Goethe-Institut Dakar: Francis Kéré Builds Cultural Diplomacy Out of Senegalese Earth
Kéré Architecture's Goethe-Institut in Dakar is the first purpose-built home the institution has ever commissioned — and its first on the African continent. A courtyard of compressed-earth brick under a great shading canopy, it argues that a public building for the 21st century can be low-carbon, locally made and quietly political all at once.
For nearly seventy years the Goethe-Institut — Germany's global cultural network, with more than 150 outposts across some ninety countries — had never once built itself a home. It rented. It adapted offices, villas, floors of commercial blocks. So the decision to commission a purpose-built institute, from a blank site all the way to a finished building, was itself a statement before a single brick was laid. That the site was Dakar, and that the architect was Francis Kéré, made the statement louder still.
The building that resulted is small by the standards of the landmarks that usually fill these pages — reported at roughly 1,700 square metres of floor area on a site of about 2,700 square metres. But its ambitions are large. It is the first purpose-built Goethe-Institut on the African continent, and it asks a pointed question that runs to the heart of where public architecture is going: can a cultural building be genuinely of the place it stands — made from the ground beneath it, cooled by its own form rather than by machinery — while still doing the diplomatic work a foreign state institute is built to do?
The design draws directly from its environment. Locally sourced compressed-earth blocks form the structural and spatial backbone, while a large canopy roof hovers above, shading the building and echoing the trees below.
The architect and the question he poses
Francis Kéré is the natural — perhaps the only obvious — architect for this brief. Born in Gando, Burkina Faso, and trained in Berlin, he became in 2022 the first African and the first Black architect to win the Pritzker Prize, architecture's highest honour. His reputation rests on a body of work, beginning with the Gando Primary School, that treats scarcity as a design discipline: local labour, local earth, passive cooling, and a canopy roof that shades the mass below while pulling hot air out from between the two. The Goethe-Institut Dakar is, in one sense, that Gando logic scaled up to an urban cultural institution — but it is also a subtler, more layered building than the schools that made his name.
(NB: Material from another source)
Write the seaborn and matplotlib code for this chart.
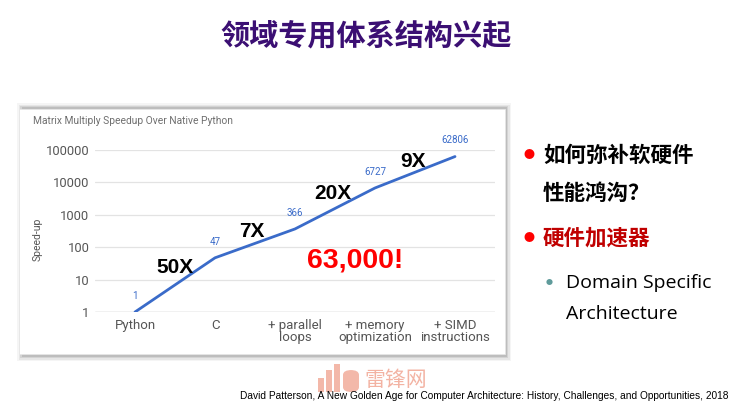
import matplotlib.pyplot as plt
import seaborn as sns
from matplotlib.patches import FancyBboxPatch, Rectangle

# 数据
stages = ["Python", "C", "+ parallel\nloops", "+ memory\noptimization", "+ SIMD\ninstructions"]
speedup = [1, 47, 366, 6727, 62806]
y_ticks = [1, 10, 100, 1000, 10000, 100000]
step_labels = ["50X", "7X", "20X", "9X"]
step_x = [0.5, 1.46, 2.475, 3.475]
step_y = [23, 295, 4400, 43000]

sns.set_style("white")
plt.rcParams['font.family'] = ['Roboto', 'DejaVu Sans']

fig = plt.figure(figsize=(7.4, 4.08), dpi=100)
W, H = 740, 408

def fx(px):
    return px / W

def fy(py):
    return 1 - py / H

# 面板背景+阴影
for i, a in enumerate([0.04, 0.06, 0.08, 0.1]):
    d = 6 - i * 1.5
    fig.patches.append(Rectangle((fx(19 - d + 4), fy(355 + d)), fx(486 + 2 * d - 4), (246 + 2 * d) / H,
                                 transform=fig.transFigure, facecolor="black", alpha=a,
                                 edgecolor="none", zorder=0))
fig.patches.append(Rectangle((fx(19), fy(354)), fx(486), 245 / H, transform=fig.transFigure,
                             facecolor="white", edgecolor="#e6e6e6", lw=0.6, zorder=1))

ax = fig.add_axes([fx(95), fy(312), fx(400), 162 / H])
ax.set_zorder(2)
ax.patch.set_alpha(0)

sns.pointplot(x=stages, y=speedup, ax=ax, color="#3a6bc9", markers="", linestyles="-",
              linewidth=2)
ax.set_yscale("log")
ax.set_ylim(1, 100000)
ax.set_xlim(-0.5, 4.5)
ax.set_yticks(y_ticks)
ax.set_yticklabels([str(v) for v in y_ticks])
ax.minorticks_off()
ax.yaxis.grid(True, color="#e3e3e3", lw=0.9)
ax.axhline(1, color="#c8c8c8", lw=1, zorder=0)
for s in ax.spines.values():
    s.set_visible(False)
ax.tick_params(axis="y", length=0, labelsize=9.3, labelcolor="#555555", pad=4)
ax.tick_params(axis="x", length=0, labelsize=9.5, labelcolor="#555555", pad=5)
for lbl in ax.get_xticklabels():
    lbl.set_linespacing(0.95)
ax.set_xlabel("")
ax.set_ylabel("Speed-up", fontsize=7.5, color="#555555", labelpad=2)
ax.yaxis.set_label_coords(-0.13, 0.45)

# 数值标签
for i, v in enumerate(speedup):
    ax.annotate(str(v), (i, v), xytext=(0, 8), textcoords="offset points", ha="center",
                va="bottom", fontsize=7, color="#3a6bc9")

for lab, x, y in zip(step_labels, step_x, step_y):
    ax.text(x, y, lab, fontsize=15, fontweight="bold", color="black", ha="center",
            va="center", family=["Liberation Sans", "DejaVu Sans"])
ax.text(2.75, 40, "63,000!", fontsize=20.5, fontweight="bold", color="#ff0000", ha="center",
        va="center", family=["Liberation Sans", "DejaVu Sans"])

fig.text(fx(33), fy(121), "Matrix Multiply Speedup Over Native Python", fontsize=7.4,
         color="#6f6f6f", va="center", ha="left", zorder=3)

# 标题
cjk = ['Noto Sans CJK SC', 'DejaVu Sans']
fig.text(fx(366), fy(35), "领域专用体系结构兴起", fontsize=21, fontweight="bold",
         color="#3b0f73", ha="center", va="center", family=cjk)

# 右侧要点
fig.text(fx(529), fy(155), "●", fontsize=8, color="#ff0000", ha="center", va="center", family=cjk)
fig.text(fx(543), fy(155), "如何弥补软硬件", fontsize=15.5, fontweight="bold", color="black",
         va="center", family=cjk)
fig.text(fx(543), fy(193), "性能鸿沟？", fontsize=15.5, fontweight="bold", color="black",
         va="center", family=cjk)
fig.text(fx(529), fy(238), "●", fontsize=8, color="#ff0000", ha="center", va="center", family=cjk)
fig.text(fx(543), fy(238), "硬件加速器", fontsize=15.5, fontweight="bold", color="#c00000",
         va="center", family=cjk)
fig.text(fx(549), fy(283), "●", fontsize=5, color="#5f9b9b", ha="center", va="center", family=cjk)
fig.text(fx(566), fy(283), "Domain Specific", fontsize=14, color="black", va="center",
         family=["Open Sans", "DejaVu Sans"])
fig.text(fx(566), fy(314), "Architecture", fontsize=14, color="black", va="center",
         family=["Open Sans", "DejaVu Sans"])

# 水印
for bx, bh in [(318, 14), (326, 22), (334, 28)]:
    fig.patches.append(Rectangle((fx(bx), fy(392)), fx(6), bh / H, transform=fig.transFigure,
                                 facecolor="#f0a08c", alpha=0.75, edgecolor="none", zorder=3))
fig.patches.append(FancyBboxPatch((fx(343), fy(392)), fx(16), 22 / H, boxstyle="round,pad=0.0,rounding_size=0.012",
                                  transform=fig.transFigure, facecolor="#f0a08c", alpha=0.75,
                                  edgecolor="none", zorder=3))
fig.text(fx(396), fy(380), "雷锋网", fontsize=15, color="#f0a08c", alpha=0.8, ha="center",
         va="center", family=cjk, zorder=3)

# 引用
fig.text(fx(728), fy(396), "David Patterson, A New Golden Age for Computer Architecture: History, "
         "Challenges, and Opportunities, 2018", fontsize=7.3, color="black", ha="right",
         va="center", family=["Liberation Sans", "DejaVu Sans"], zorder=4)

plt.savefig("out.png", dpi=100)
Kéré's central move here is a courtyard. Rather than a single sealed object, the institute is organised as an open, permeable compound: volumes arranged so that outdoor and indoor space interleave, with a large tree anchoring the composition and giving the plan its centre of gravity. This is not a nostalgic gesture. In Dakar's climate — hot, coastal, with strong sun and welcome sea breezes — the courtyard is a climate device as much as a social one. It draws air through the building, gives shade, and turns the act of moving between a language class and a concert into a passage through open air rather than air-conditioned corridor.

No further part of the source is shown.